Before: Owens, P.J., and Bandstra and Davis, JJ.
PER CURIAM.
Plaintiff appeals as of right from a circuit court order that granted defendant Esurance
Insurance Company’s motion for summary disposition pursuant to MCR 2.116(C)(10). We
affirm in part, reverse in part, and remand. This appeal is being decided without oral argument
pursuant to MCR 7.214(E).
Plaintiff’s decedent was fatally injured while riding a motorcycle. An automobile that
left the scene allegedly caused the accident. This appeal concerns plaintiff’s attempt to recover
uninsured motorist benefits and personal injury protection benefits under a policy issued by
defendant to the mother of the decedent, Beverly Hardy.
Defendant filed a motion for partial summary disposition pursuant to MCR 2.116(C)(10).

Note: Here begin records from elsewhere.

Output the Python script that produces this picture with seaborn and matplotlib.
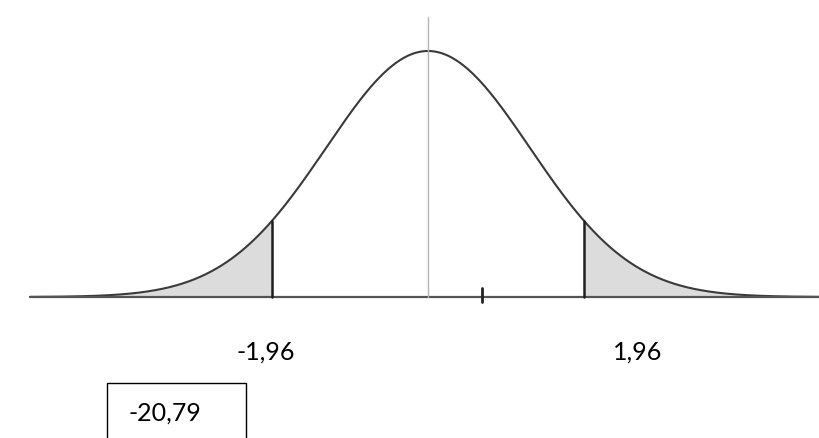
import numpy as np
import pandas as pd
import matplotlib.pyplot as plt
import matplotlib.patches as mpatches
import seaborn as sns

# ---------- data ----------
curve_mean = 0.0
curve_sd = 1.28              # spread of the drawn bell (in label units)
critical_values = [-1.96, 1.96]
critical_labels = ['-1,96', '1,96']
test_statistic_label = '-20,79'
axis_start, axis_end = -5.0, 4.91
mark_x = 0.68                # little tick mark on the axis

# ---------- style ----------
sns.set_theme(style='white')
plt.rcParams['font.family'] = ['Lato', 'DejaVu Sans']

curve_color = '#3a3a3a'
shade_color = '#dcdcdc'

z = np.linspace(axis_start, axis_end, 800)
pdf = np.exp(-0.5 * ((z - curve_mean) / curve_sd) ** 2) / (curve_sd * np.sqrt(2 * np.pi))
df = pd.DataFrame({'z': z, 'density': pdf})
peak = pdf.max()

fig = plt.figure(figsize=(8.19, 4.39), dpi=100)
ax = fig.add_axes([0, 0, 1, 1])

# shaded rejection regions
lo, hi = critical_values
ax.fill_between(z, 0, pdf, where=z <= lo, color=shade_color, lw=0)
ax.fill_between(z, 0, pdf, where=z >= hi, color=shade_color, lw=0)

sns.lineplot(data=df, x='z', y='density', ax=ax, color=curve_color, lw=1.5)

# baseline and centre line
ax.plot([axis_start, axis_end + 1], [0, 0], color='#555555', lw=1.6)
ax.plot([curve_mean, curve_mean], [0, peak * 1.14], color='#b5b5b5', lw=1.0)

# critical value lines
for c in critical_values:
    h = np.exp(-0.5 * ((c - curve_mean) / curve_sd) ** 2) / (curve_sd * np.sqrt(2 * np.pi))
    ax.plot([c, c], [0, h], color='#1e1e1e', lw=1.8)

ax.plot([mark_x, mark_x], [-0.02 * peak, 0.035 * peak], color='#222222', lw=2)

# pixel-aligned limits: centre at x=428, baseline at y=298, peak at y=52
px_per_unit = 79.6
ax.set_xlim(-428 / px_per_unit, (819 - 428) / px_per_unit)
ax.set_ylim(-141 / 246 * peak, 298 / 246 * peak)
ax.axis('off')

# labels below the curve
fig.text(266 / 819, 1 - 352 / 439, critical_labels[0], ha='center', va='center', fontsize=18, color='black')
fig.text(638 / 819, 1 - 352 / 439, critical_labels[1], ha='center', va='center', fontsize=18, color='black')

box = mpatches.Rectangle((107 / 819, -0.05), (246 - 107) / 819, (439 - 384) / 439 + 0.05,
                         transform=fig.transFigure, fill=False, edgecolor='black', lw=1.0)
fig.patches.append(box)
fig.text(128 / 819, 1 - 413 / 439, test_statistic_label, ha='left', va='center', fontsize=18, color='black')

fig.savefig('out.png', dpi=100)
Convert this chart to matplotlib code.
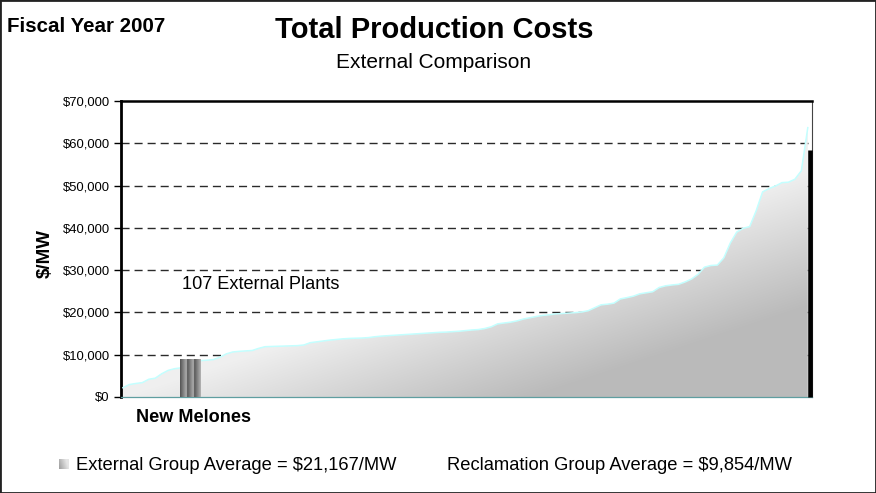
import numpy as np
import matplotlib
matplotlib.use("Agg")
import matplotlib.pyplot as plt
from matplotlib.patches import Rectangle

plt.rcParams['font.family'] = ['Liberation Sans', 'DejaVu Sans']
plt.rcParams['lines.scale_dashes'] = False

# ---- data ----
costs = [2200, 2950, 3200, 3400, 4200, 4450, 5500, 6300, 6700, 6900,
         7600, 8200, 8600, 8700, 8850, 9400, 10200, 10650, 10800, 10900,
         11000, 11500, 11900, 11950, 12000, 12050, 12100, 12150, 12300, 12850,
         13050, 13250, 13450, 13600, 13750, 13850, 13900, 13950, 14050, 14250,
         14400, 14500, 14600, 14700, 14800, 14900, 15000, 15100, 15200, 15300,
         15350, 15450, 15550, 15700, 15850, 15950, 16200, 16600, 17300, 17500,
         17700, 18000, 18450, 18750, 19050, 19300, 19450, 19650, 19750, 19850,
         19950, 20100, 20400, 21100, 21800, 21950, 22200, 23200, 23500, 23850,
         24400, 24650, 24900, 25900, 26300, 26500, 26650, 27200, 27900, 29000,
         30700, 31100, 31200, 32900, 36400, 39000, 39900, 40300, 44000, 48500,
         49300, 49900, 50700, 50800, 51500, 53500, 63700]
nm_label = "New Melones"
nm_value = 8850
yticks = [0, 10000, 20000, 30000, 40000, 50000, 60000, 70000]
ytick_labels = ["$0", "$10,000", "$20,000", "$30,000", "$40,000",
                "$50,000", "$60,000", "$70,000"]
external_avg = "$21,167/MW"
reclamation_avg = "$9,854/MW"
plants_label = "107 External Plants"

W, H = 876, 493
fig = plt.figure(figsize=(W / 100, H / 100), dpi=100)
ax = fig.add_axes([121 / W, 1 - 397 / H, (812 - 121) / W, (397 - 101) / H])

x = np.arange(len(costs))
xlim = (-0.3, 106.65)
ylim = (0, 70000)

# gridlines behind the area
for yv in yticks[1:-1]:
    ax.axhline(yv, color='#2a2a2a', lw=1.0, ls=(0, (5.8, 3.6)), zorder=1)

# gradient-filled area
poly = ax.fill_between(x, costs, 0, facecolor='none', edgecolor='none', zorder=2)
uu, vv = np.meshgrid(np.linspace(0, 1, 500), np.linspace(0, 1, 300))
s = uu - 1.3 * vv
g = 0.94 - 0.21 * np.clip(s / 0.6, 0, 1)
img = np.dstack([g, g, g])
im = ax.imshow(img, extent=(0, 1, 0, 1), transform=ax.transAxes, origin='lower',
               aspect='auto', zorder=2, interpolation='bilinear')
im.set_clip_path(poly.get_paths()[0], ax.transData)
ax.plot(x, costs, color='#c4ffff', lw=1.1, zorder=3)

# New Melones bar (three shaded stripes)
nm_pos, nm_w = 10.45, 3.2
stripe = np.linspace(0.33, 0.70, 20)
row = np.concatenate([stripe, stripe, stripe])
bar_img = np.dstack([np.tile(row, (2, 1))] * 3)
ax.imshow(bar_img, extent=(nm_pos - nm_w / 2, nm_pos + nm_w / 2, 0, nm_value),
          origin='lower', aspect='auto', zorder=4, interpolation='bilinear')

# thick right edge
ax.plot([xlim[1] - 0.3, xlim[1] - 0.3], [0, 58500], color='black', lw=3.3,
        solid_capstyle='butt', clip_on=False, zorder=5)

ax.set_xlim(*xlim)
ax.set_ylim(*ylim)
ax.set_xticks([])
ax.set_yticks(yticks, ytick_labels)
ax.tick_params(axis='y', direction='out', length=5, width=1, labelsize=9.4, pad=3,
               colors='black')
ax.spines['left'].set_linewidth(2.0)
ax.spines['left'].set_color('black')
ax.spines['top'].set_linewidth(1.8)
ax.spines['top'].set_color('black')
ax.spines['right'].set_linewidth(0.8)
ax.spines['right'].set_color('#444444')
ax.spines['bottom'].set_linewidth(0.9)
ax.spines['bottom'].set_color('#5f9ea0')
ax.set_facecolor('white')


def fy(py):
    return 1 - py / H


fig.text(181.5 / W, fy(289), plants_label, fontsize=13.1, va='baseline', ha='left')

# figure texts
fig.text(7 / W, fy(32), "Fiscal Year 2007", fontsize=14.8, fontweight='bold',
         va='baseline', ha='left')
fig.text(434.5 / W, fy(38), "Total Production Costs", fontsize=21,
         fontweight='bold', va='baseline', ha='center')
fig.text(433.5 / W, fy(68), "External Comparison", fontsize=15,
         va='baseline', ha='center')
fig.text(45 / W, fy(253), "$/MW", rotation=90, fontsize=13.5,
         fontweight='bold', va='center', ha='center')
fig.text(136.5 / W, fy(421.5), nm_label, fontsize=13.1, fontweight='bold',
         va='baseline', ha='left')

# legend
lax = fig.add_axes([59 / W, fy(469), 10 / W, 10 / H])
lu, lv = np.meshgrid(np.linspace(0, 1, 20), np.linspace(0, 1, 20))
lg = 0.62 + 0.28 * np.clip(lu + 0.3 * lv, 0, 1)
lax.imshow(np.dstack([lg, lg, lg]), extent=(0, 1, 0, 1), origin='lower', aspect='auto')
lax.axis('off')
fig.text(76 / W, fy(470), "External Group Average = " + external_avg,
         fontsize=13.2, va='baseline', ha='left')
fig.text(447 / W, fy(470), "Reclamation Group Average = " + reclamation_avg,
         fontsize=13.2, va='baseline', ha='left')

# outer border
fig.patches.append(Rectangle((0, 0), 1, 1, transform=fig.transFigure, fill=False,
                             ec='#222222', lw=2.0))

fig.savefig("out.png", dpi=100)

Defendant asserted that an exclusion to uninsured motorist coverage applies and that plaintiff
was not the real party in interest with respect to the recovery of survivors’ loss benefits. The trial
court granted defendant summary disposition, based in part on a determination of the decedent’s
residency, an issue that had not been challenged by defendant.
This Court reviews a trial court’s decision on a motion for summary disposition de novo.
Maiden v Rozwood, 461 Mich 109, 118; 597 NW2d 817 (1999).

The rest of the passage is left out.